How Soap Does its Thing

Water molecules are attracted to each other by means of the very subtle, but certainly existest, Van der Waals force. In a normal body of water, water molecules are equally pulling on each other, except at the surface of the water. There, the water molecules pull together creating a dome shape. This "surface tension" is what causes water bead and to almost encapsulate itself. This surface tension is great if you are an insect floating on water (the surface of water is actually more resilient because of this tension) or if you are drying off anything (the water will collect into beads). This surface tension is a problem if you really want something to get wet -- clothing, stains, things that need cleaning -- because the water will attract more to itself than to other people. This is where soap comes in.

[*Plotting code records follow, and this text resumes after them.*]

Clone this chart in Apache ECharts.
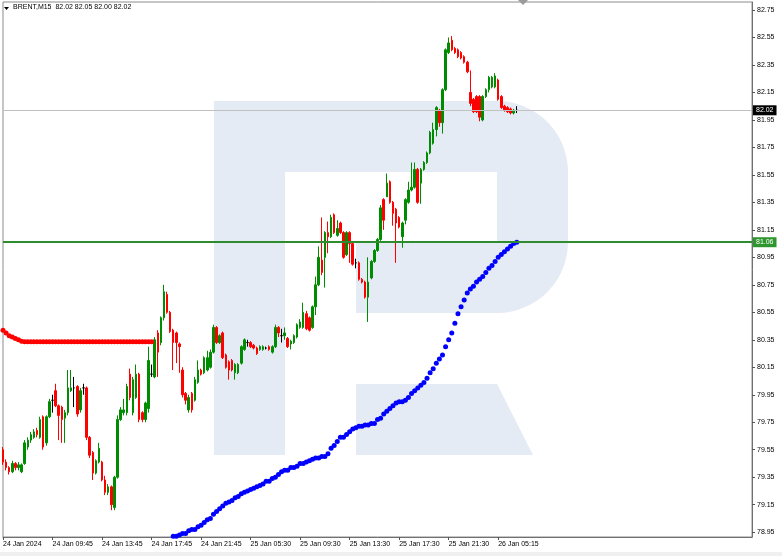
<!DOCTYPE html>
<html>
<head>
<meta charset="utf-8">
<script src="https://cdn.jsdelivr.net/npm/echarts@6/dist/echarts.min.js"></script>
<style>html,body{margin:0;padding:0;background:#fff}#c{width:782px;height:556px}</style>
</head>
<body>
<div id="c"></div>
<script>
// ---- data (BRENT, M15) ----
const opens = [79.55,79.46,79.42,79.39,79.45,79.42,79.39,79.45,79.57,79.62,79.64,79.69,79.64,79.79,79.60,79.79,79.91,79.98,79.87,79.86,79.78,79.82,79.98,80.00,80.01,79.84,80.00,80.00,79.64,79.53,79.38,79.46,79.46,79.33,79.24,79.28,79.13,79.35,79.77,79.82,79.82,
80.10,79.82,79.93,80.10,79.82,79.77,79.85,80.10,80.08,80.40,80.33,80.51,80.68,80.55,80.42,80.40,80.32,80.13,79.96,79.84,79.96,79.91,80.04,80.13,80.11,80.13,80.15,80.26,80.44,80.33,80.40,80.24,80.19,80.20,80.11,80.11,80.18,80.28,80.33,80.33,80.31,
80.29,80.28,80.28,80.29,80.30,80.26,80.30,80.44,80.38,80.38,80.36,80.32,80.33,80.37,80.44,80.44,80.54,80.51,80.44,80.59,80.75,80.93,80.95,81.13,81.10,81.26,81.11,81.20,81.13,80.97,81.13,81.05,80.91,80.91,80.79,80.77,80.66,80.80,80.92,81.00,81.08,81.37,
81.39,81.50,81.35,81.30,81.24,81.10,81.22,81.35,81.44,81.46,81.59,81.49,81.59,81.64,81.71,81.78,81.88,82.02,81.93,82.17,82.44,82.53,82.47,82.46,82.44,82.41,82.37,82.15,82.10,82.12,82.12,81.95,82.12,82.17,82.19,82.19,82.24,82.12,82.05,82.04,82.03,82.00,82.02];
const closes = [79.46,79.42,79.39,79.45,79.42,79.44,79.44,79.60,79.62,79.66,79.68,79.66,79.77,79.57,79.79,79.90,79.91,79.87,79.80,79.77,79.82,80.00,80.00,80.00,79.81,79.98,80.00,79.64,79.51,79.38,79.47,79.56,79.33,79.24,79.28,79.15,79.35,79.77,79.84,79.84,80.01,
79.93,80.06,80.10,79.77,79.77,79.89,80.20,80.10,80.35,80.26,80.51,80.70,80.55,80.41,80.33,80.33,80.30,79.95,79.91,79.93,79.84,80.06,80.13,80.10,80.22,80.22,80.26,80.44,80.33,80.38,80.22,80.15,80.13,80.13,80.17,80.17,80.30,80.35,80.33,80.30,80.29,
80.25,80.30,80.30,80.29,80.28,80.30,80.44,80.40,80.38,80.40,80.30,80.34,80.38,80.46,80.48,80.55,80.43,80.42,80.59,80.75,80.95,80.84,81.13,81.10,81.24,81.13,81.16,81.13,80.95,81.13,81.05,80.90,80.91,80.79,80.77,80.66,80.77,80.92,81.00,81.08,81.31,81.22,
81.49,81.35,81.27,81.20,81.17,81.20,81.37,81.44,81.46,81.59,81.35,81.59,81.64,81.71,81.86,81.88,82.04,81.93,82.17,82.46,82.51,82.46,82.44,82.41,82.40,82.37,82.30,82.07,82.01,82.01,81.97,82.12,82.17,82.26,82.26,82.27,82.10,82.04,82.02,82.01,82.00,82.02,82.02];
const lows = [79.44,79.40,79.37,79.38,79.40,79.40,79.38,79.44,79.55,79.60,79.63,79.64,79.63,79.55,79.58,79.78,79.82,79.86,79.62,79.60,79.60,79.80,79.97,79.86,79.79,79.82,79.95,79.62,79.49,79.33,79.37,79.45,79.32,79.22,79.22,79.11,79.11,79.34,79.76,79.80,79.80,
79.91,79.80,79.92,79.75,79.75,79.75,79.82,80.08,80.07,80.08,80.31,80.49,80.54,80.40,80.13,80.18,80.11,79.93,79.88,79.82,79.82,79.90,80.03,80.09,80.10,80.12,80.14,80.25,80.32,80.32,80.21,80.14,80.06,80.12,80.06,80.10,80.17,80.27,80.30,80.29,80.28,
80.24,80.27,80.27,80.28,80.27,80.25,80.29,80.37,80.33,80.35,80.29,80.28,80.32,80.36,80.43,80.43,80.42,80.41,80.43,80.53,80.74,80.82,80.73,80.98,81.09,81.12,81.10,81.12,80.94,80.96,80.91,80.89,80.87,80.78,80.76,80.65,80.48,80.79,80.91,80.99,81.07,81.15,
81.39,81.34,81.18,80.91,81.16,81.02,81.19,81.34,81.43,81.45,81.34,81.34,81.58,81.63,81.70,81.77,81.83,81.90,81.85,82.16,82.43,82.45,82.43,82.40,82.39,82.36,82.29,82.05,82.00,82.00,81.94,81.94,82.11,82.15,82.18,82.18,82.09,82.03,82.01,82.00,81.99,81.99,82.00];
const highs = [79.57,79.48,79.43,79.47,79.46,79.46,79.45,79.62,79.64,79.68,79.70,79.71,79.79,79.80,79.80,79.92,79.95,80.03,79.88,79.87,79.84,80.13,80.13,80.08,80.02,80.00,80.03,80.01,79.65,79.54,79.48,79.60,79.47,79.36,79.30,79.29,79.36,79.80,79.86,79.92,80.03,
80.14,80.08,80.17,80.11,79.83,79.90,80.30,80.17,80.37,80.42,80.52,80.75,80.70,80.56,80.43,80.41,80.33,80.15,79.97,79.95,79.97,80.08,80.20,80.14,80.23,80.27,80.28,80.46,80.45,80.39,80.41,80.25,80.20,80.21,80.18,80.18,80.31,80.36,80.35,80.34,80.32,
80.30,80.31,80.31,80.30,80.31,80.31,80.46,80.45,80.43,80.44,80.37,80.35,80.39,80.47,80.50,80.62,80.56,80.52,80.60,80.81,81.03,81.24,81.14,81.21,81.26,81.27,81.22,81.21,81.14,81.14,81.14,81.06,80.94,80.92,80.80,80.78,80.95,80.93,81.01,81.09,81.33,81.38,
81.56,81.51,81.36,81.31,81.25,81.21,81.38,81.50,81.64,81.64,81.60,81.60,81.65,81.72,81.87,81.93,82.05,82.03,82.18,82.47,82.55,82.56,82.48,82.47,82.45,82.42,82.38,82.31,82.11,82.13,82.13,82.13,82.18,82.27,82.27,82.29,82.25,82.13,82.06,82.05,82.04,82.03,82.05];

// red dotted indicator (bars 0..48)
const redDots = [80.42,80.40,80.38,80.37,80.36,80.35,80.34,
80.335,80.335,80.335,80.335,80.335,80.335,80.335,80.335,80.335,80.335,80.335,80.335,80.335,80.335,
80.335,80.335,80.335,80.335,80.335,80.335,80.335,80.335,80.335,80.335,80.335,80.335,80.335,80.335,
80.335,80.335,80.335,80.335,80.335,80.335,80.335,80.335,80.335,80.335,80.335,80.335,80.335,80.335];
// blue dotted indicator (starts at bar 54)
const blueStart = 54;
const blueDots = [78.91,78.92,78.92,78.93,78.94,78.94,78.96,78.97,78.97,78.99,79.00,79.02,79.04,79.05,79.08,79.10,79.12,79.14,79.16,79.17,
79.18,79.20,79.21,79.23,79.24,79.25,79.26,79.27,79.28,79.29,79.30,79.32,79.32,79.34,79.35,79.37,79.39,79.40,79.40,79.42,
79.42,79.43,79.45,79.45,79.46,79.47,79.48,79.49,79.49,79.50,79.50,79.52,79.56,79.58,79.61,79.64,79.64,79.66,79.68,79.70,
79.71,79.72,79.72,79.73,79.73,79.74,79.74,79.77,79.78,79.81,79.83,79.85,79.87,79.89,79.90,79.90,79.91,79.93,79.96,79.98,
80.00,80.02,80.04,80.07,80.11,80.14,80.18,80.21,80.24,80.30,80.35,80.40,80.47,80.54,80.59,80.64,80.69,80.72,80.74,80.77,
80.79,80.81,80.84,80.87,80.89,80.92,80.95,80.97,80.99,81.01,81.03,81.05,81.06];

const timeLabels = ["24 Jan 2024","24 Jan 09:45","24 Jan 13:45","24 Jan 17:45","24 Jan 21:45","25 Jan 05:30","25 Jan 09:30","25 Jan 13:30","25 Jan 17:30","25 Jan 21:30","26 Jan 05:15"];
const labelEvery = 16;
const totalSlots = 243;
const priceTicks = [78.95,79.15,79.35,79.55,79.75,79.95,80.15,80.35,80.55,80.75,80.95,81.15,81.35,81.55,81.75,81.95,82.15,82.35,82.55,82.75];
const bidPrice = 82.02;
const levelPrice = 81.06;
const headerText = "BRENT,M15  82.02 82.05 82.00 82.02";

// ---- build ----
const cats = [];
for (let i = 0; i < totalSlots; i++) {
  const k = i / labelEvery;
  cats.push(i % labelEvery === 0 && k < timeLabels.length ? timeLabels[k] : '');
}
const candles = opens.map((o, i) => [o, closes[i], lows[i], highs[i]]);
const redData = redDots.map((v, i) => [i, v]);
const blueData = blueDots.map((v, i) => [i + blueStart, v]);
const showCat = (idx, val) => val !== '';
const FONT = 'Liberation Sans';
const WM = '#e5ebf4';

// watermark outline (logo shape, pixel geometry)
function arcPts(cx, cy, r, a0, a1, n) {
  const p = [];
  for (let k = 0; k <= n; k++) {
    const a = (a0 + (a1 - a0) * k / n) * Math.PI / 180;
    p.push([cx + r * Math.cos(a), cy + r * Math.sin(a)]);
  }
  return p;
}
const bowl = [[214,101],[497,101]]
  .concat(arcPts(497, 172, 71, -90, 0, 16))
  .concat(arcPts(497, 242, 71, 0, 90, 16))
  .concat([[356,313],[356,242],[497,242],[497,172],[285,172],[285,455],[214,455]]);

const chart = echarts.init(document.getElementById('c'), null, {renderer: 'canvas'});
chart.setOption({
  animation: false,
  backgroundColor: '#ffffff',
  grid: {left: 3, right: 30, top: 2, bottom: 19, show: true, borderColor: '#8c8c8c', borderWidth: 1, backgroundColor: 'transparent'},
  xAxis: {
    type: 'category', data: cats, boundaryGap: false,
    axisLine: {lineStyle: {color: '#707070'}},
    axisTick: {interval: showCat, length: 3, lineStyle: {color: '#555'}},
    axisLabel: {interval: showCat, align: 'left', fontSize: 7, fontFamily: FONT, color: '#000', margin: 4},
    splitLine: {show: false}
  },
  yAxis: {
    type: 'value', position: 'right', min: 78.915, max: 82.808, scale: true,
    axisLine: {show: true, lineStyle: {color: '#707070'}},
    axisTick: {show: true, length: 3, customValues: priceTicks, lineStyle: {color: '#555'}},
    axisLabel: {customValues: priceTicks, formatter: v => Number(v).toFixed(2), fontSize: 7, fontFamily: FONT, color: '#000', margin: 5},
    splitLine: {show: false}
  },
  graphic: [
    {type: 'polygon', z: -10, silent: true, shape: {points: bowl}, style: {fill: WM}},
    {type: 'polygon', z: -10, silent: true, shape: {points: [[356,384],[497,384],[533,455],[356,455]]}, style: {fill: WM}},
    {type: 'polygon', z: 10, silent: true, shape: {points: [[4,7],[9,7],[6.5,10]]}, style: {fill: '#000'}},
    {type: 'text', z: 10, silent: true, x: 13, y: 4, style: {text: headerText, fontSize: 7, fontFamily: FONT, fill: '#000'}},
    {type: 'polygon', z: 10, silent: true, shape: {points: [[518,0],[528,0],[523,5]]}, style: {fill: '#9a9a9a'}},
    {type: 'rect', z: -10, silent: true, shape: {x: 0, y: 552, width: 782, height: 4}, style: {fill: '#f0f0f0'}}
  ],
  series: [
    {
      type: 'candlestick', data: candles, barWidth: 2,
      itemStyle: {color: '#008c00', color0: '#ff0000', borderColor: '#008c00', borderColor0: '#ff0000', borderColorDoji: '#000000', borderWidth: 1},
      markLine: {
        silent: true, symbol: ['none', 'none'], animation: false,
        data: [
          {yAxis: bidPrice, lineStyle: {color: '#c0c0c0', width: 1, type: 'solid'},
           label: {position: 'end', distance: 1, formatter: bidPrice.toFixed(2), backgroundColor: '#000', color: '#fff', fontSize: 7, fontFamily: FONT, padding: [2, 3, 1, 3]}},
          {yAxis: levelPrice, lineStyle: {color: '#2e8b2e', width: 2, type: 'solid'},
           label: {position: 'end', distance: 1, formatter: levelPrice.toFixed(2), backgroundColor: '#2e962e', color: '#fff', fontSize: 7, fontFamily: FONT, padding: [2, 3, 1, 3]}}
        ]
      }
    },
    {type: 'scatter', data: redData, symbolSize: 5, itemStyle: {color: '#ff0000', opacity: 1}, z: 3},
    {type: 'scatter', data: blueData, symbolSize: 5, itemStyle: {color: '#0000ff', opacity: 1}, z: 3}
  ]
});
</script>
</body>
</html>
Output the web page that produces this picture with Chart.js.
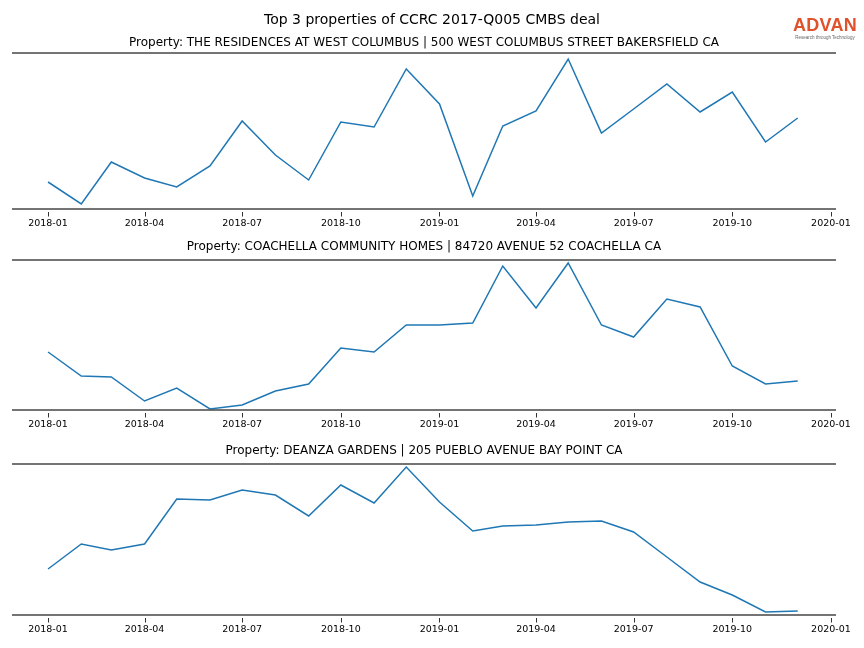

Soap works because its a surface-acting agent, or surfactant. Surfactants break up the surface tension on water. With the surface tension broken up, water will "melt" into any substance and becomes more "porous", if you will, to things it contacts. Surfactants work because they have molecules with hydrophillic (attracted to H20 molecules) and hydrophobic (repelled by water) ends. The hydrophillic end binds to the water while the other hydrophobic or lipophillic (attracted to lipids, namely the debris of stains or dirt). Therefore, the surfactants kind of become miniature links between H20 and debris, thus allowing water to bring the dirt with it as it is washed away.

3 comments:

Anonymous said...

Interesting site. Useful information. Bookmarked.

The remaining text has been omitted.